Filter out everything except lines holding "this".

Saved data entries:
-*-*-

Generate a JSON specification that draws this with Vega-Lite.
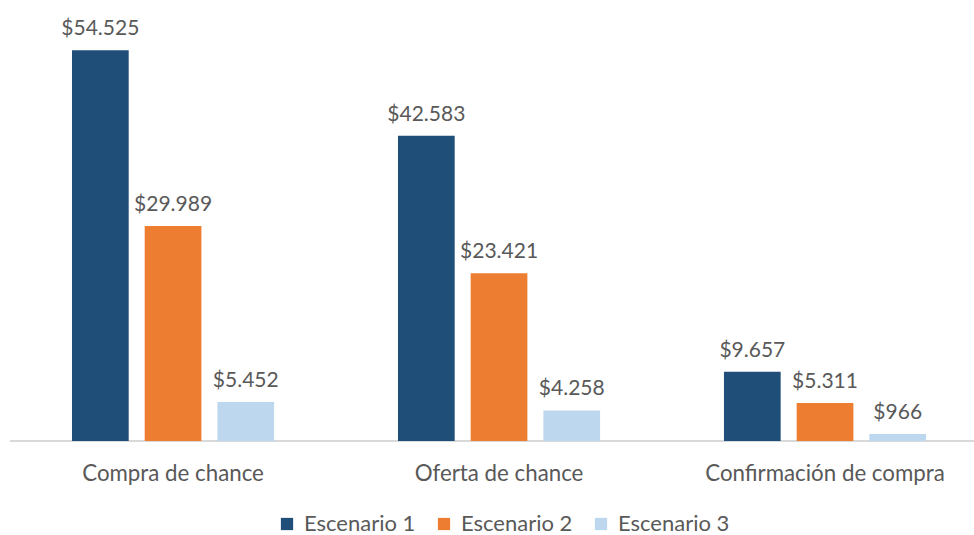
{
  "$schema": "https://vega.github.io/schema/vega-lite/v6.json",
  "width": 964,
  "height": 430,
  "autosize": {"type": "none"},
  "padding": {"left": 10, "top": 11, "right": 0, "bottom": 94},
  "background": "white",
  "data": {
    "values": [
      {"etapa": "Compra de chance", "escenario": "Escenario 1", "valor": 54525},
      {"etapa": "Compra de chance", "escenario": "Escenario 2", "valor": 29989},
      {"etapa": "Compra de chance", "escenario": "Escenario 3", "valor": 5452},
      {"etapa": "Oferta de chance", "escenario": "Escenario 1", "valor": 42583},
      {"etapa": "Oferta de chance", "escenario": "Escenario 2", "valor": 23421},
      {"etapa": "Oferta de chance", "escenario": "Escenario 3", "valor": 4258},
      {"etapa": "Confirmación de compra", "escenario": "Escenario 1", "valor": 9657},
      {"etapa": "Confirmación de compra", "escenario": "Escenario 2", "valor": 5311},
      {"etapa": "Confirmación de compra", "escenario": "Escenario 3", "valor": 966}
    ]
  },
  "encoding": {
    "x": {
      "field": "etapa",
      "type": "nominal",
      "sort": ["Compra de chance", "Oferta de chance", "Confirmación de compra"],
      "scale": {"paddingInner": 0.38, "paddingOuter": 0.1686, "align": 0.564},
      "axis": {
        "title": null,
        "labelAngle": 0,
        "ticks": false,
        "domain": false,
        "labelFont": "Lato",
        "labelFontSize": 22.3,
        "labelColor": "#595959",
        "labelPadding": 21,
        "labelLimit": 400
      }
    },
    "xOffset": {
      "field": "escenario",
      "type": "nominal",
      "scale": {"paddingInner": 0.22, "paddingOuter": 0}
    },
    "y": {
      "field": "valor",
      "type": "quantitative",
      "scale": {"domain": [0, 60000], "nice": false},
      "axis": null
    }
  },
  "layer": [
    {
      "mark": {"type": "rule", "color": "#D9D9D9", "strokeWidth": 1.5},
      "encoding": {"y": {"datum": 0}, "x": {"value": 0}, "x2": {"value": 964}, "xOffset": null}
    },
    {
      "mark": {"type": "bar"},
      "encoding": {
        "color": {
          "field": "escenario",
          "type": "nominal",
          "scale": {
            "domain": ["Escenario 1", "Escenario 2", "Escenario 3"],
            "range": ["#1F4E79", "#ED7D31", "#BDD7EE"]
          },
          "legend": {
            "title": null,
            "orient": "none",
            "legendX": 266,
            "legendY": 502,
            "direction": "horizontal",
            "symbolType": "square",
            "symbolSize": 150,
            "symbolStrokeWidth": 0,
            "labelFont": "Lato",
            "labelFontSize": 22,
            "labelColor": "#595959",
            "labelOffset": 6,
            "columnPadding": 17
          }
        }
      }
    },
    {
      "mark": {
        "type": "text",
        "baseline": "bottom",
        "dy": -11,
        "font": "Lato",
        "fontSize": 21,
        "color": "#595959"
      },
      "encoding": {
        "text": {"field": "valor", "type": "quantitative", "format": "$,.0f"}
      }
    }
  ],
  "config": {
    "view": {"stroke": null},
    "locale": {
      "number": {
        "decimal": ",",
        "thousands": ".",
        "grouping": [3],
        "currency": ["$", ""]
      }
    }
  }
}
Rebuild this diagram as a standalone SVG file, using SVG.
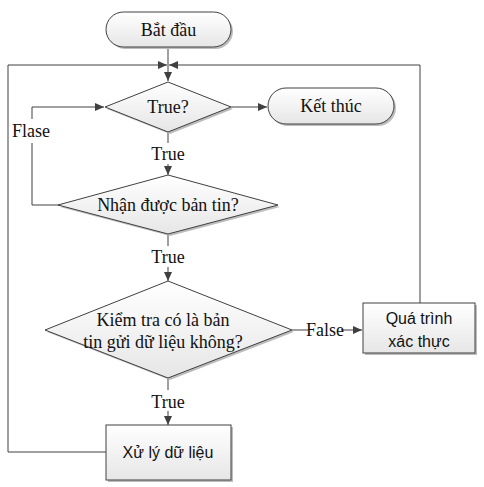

-*-*-

Reply:
Generate a JSON specification that draws this with Vega-Lite.
Rebuild this diagram as a standalone SVG file, using SVG.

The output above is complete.